If you don’t know how to run hashcat on Windows Subsystem for Linux, meaning that you want to use the Linux bash command line interpreter directly on your Windows desktop, there is a possibility to get the full potential out of hashcat and the OpenCL acceleration of your GPU (nVidia, AMD) .
This tutorial assumes that you already have the Windows Subsystem for Linux installed on your Windows 10 system.
If you don’t have it, just do the following:
- Click the Windows 10 start button
- Search for “turn Windows features on or off”. Open it.
- Locate “Windows subsytem for Linux”. Check it.
- Click, OK/Apply
- Reboot
- Go to the Windows Store and search for Ubuntu, Kali Linux or any other Linux distro you find there.
- Install it!
- You are ready to continue.

Now, truth be told, there are simpler ways to run hashcat: directly on a Linux or Windows host.
This can be achieved by downloading and installing the latest hashcat release from the hashcat website and by installing the latest nVidia or AMD driver.
So, if you just like to over-complicate things or you need something to work on (like me), just follow along.
The first step that I did, as any normal Linux user would, I installed hashcat and the nVidia drivers directly from the bash shell:
sudo apt install hashcat nvidia-384
The installation went smoothly, but hashcat would not recognize the GPU and this was not acceptable to me because the GPU (GTX 1060 M) is 10 times faster than my Intel i9 CPU.
So what I ended up doing was to download the latest hashcat release directly to my Windows Desktop. Unpack the archive (using 7zip).
And now comes the weird part. Did you know that the Windows Subsystem for Linux can run Windows binaries out of the box? I didn’t. Until now.
So what I ended up doing was to run the Windows hashcat binary directly from bash. Confusing, isn’t it?
Here’s me navigating to the Windows hashcat binary folder and running the crack session:
cd /mnt/c/Users/nixware/Desktop/hashcat-5.1.0
./hashcat64.exe -a 0 -m 5100 C:/Users/nixware/Desktop/hashcat-5.1.0/test.hash d:/wordlists/wordlist.txt -w 3 --status

As you can see, you will find your C: or D: drives in /mnt directory of the Windows Subsystem for Linux.
As for the cracking speed of the GPU via the subsytem and bash, I can confirm that there is no difference between running directly on a Linux/Windows guest system and the Windows Subsystem for Linux.
If you receive an “Token length exception” error, please check this article.
And that is it. Happy cracking session
incredible to run a win program inside wsl.
however it go only in win filesystem , under /mnt/c/…

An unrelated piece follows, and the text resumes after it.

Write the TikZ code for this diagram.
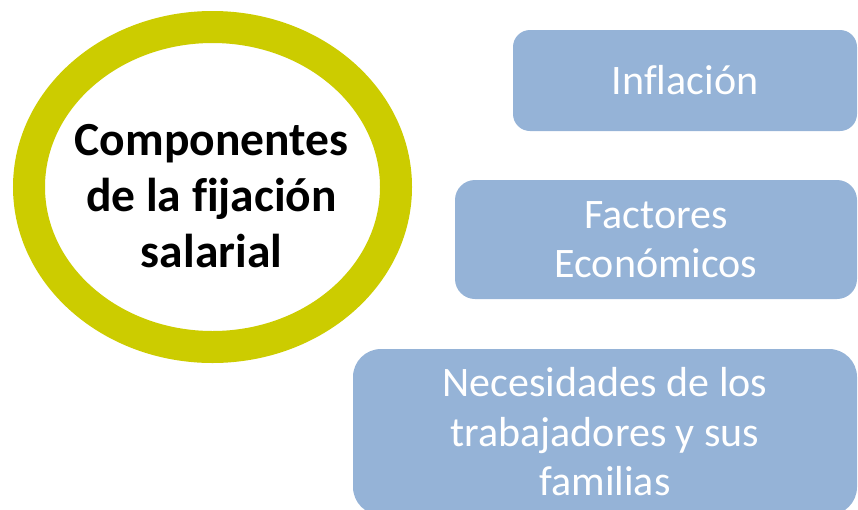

lol it is NOT in wsl. u are just running hashcat in windows terminal. mnt/c is your default user folder on windows. you can just notepad.exe in wsl and it will open your windows notepad. or you can just explorer.exe . and it will open your folder on windows file explorer.
@elmab got true ! LOL 😀
That is technically incorrect.
As you can see from the process explorer tree attached, the hashcat.exe Windows native binary is being ran via wsl.exe, which is the Windows Subsystem for Linux binary.
I think what you wanted to say is that I used a Windows hashscat binary, instead of the Linux one.
And the fact that I can access the Windows file system via BASH/wsl, does not imply that I am using the Windows terminal, as you said.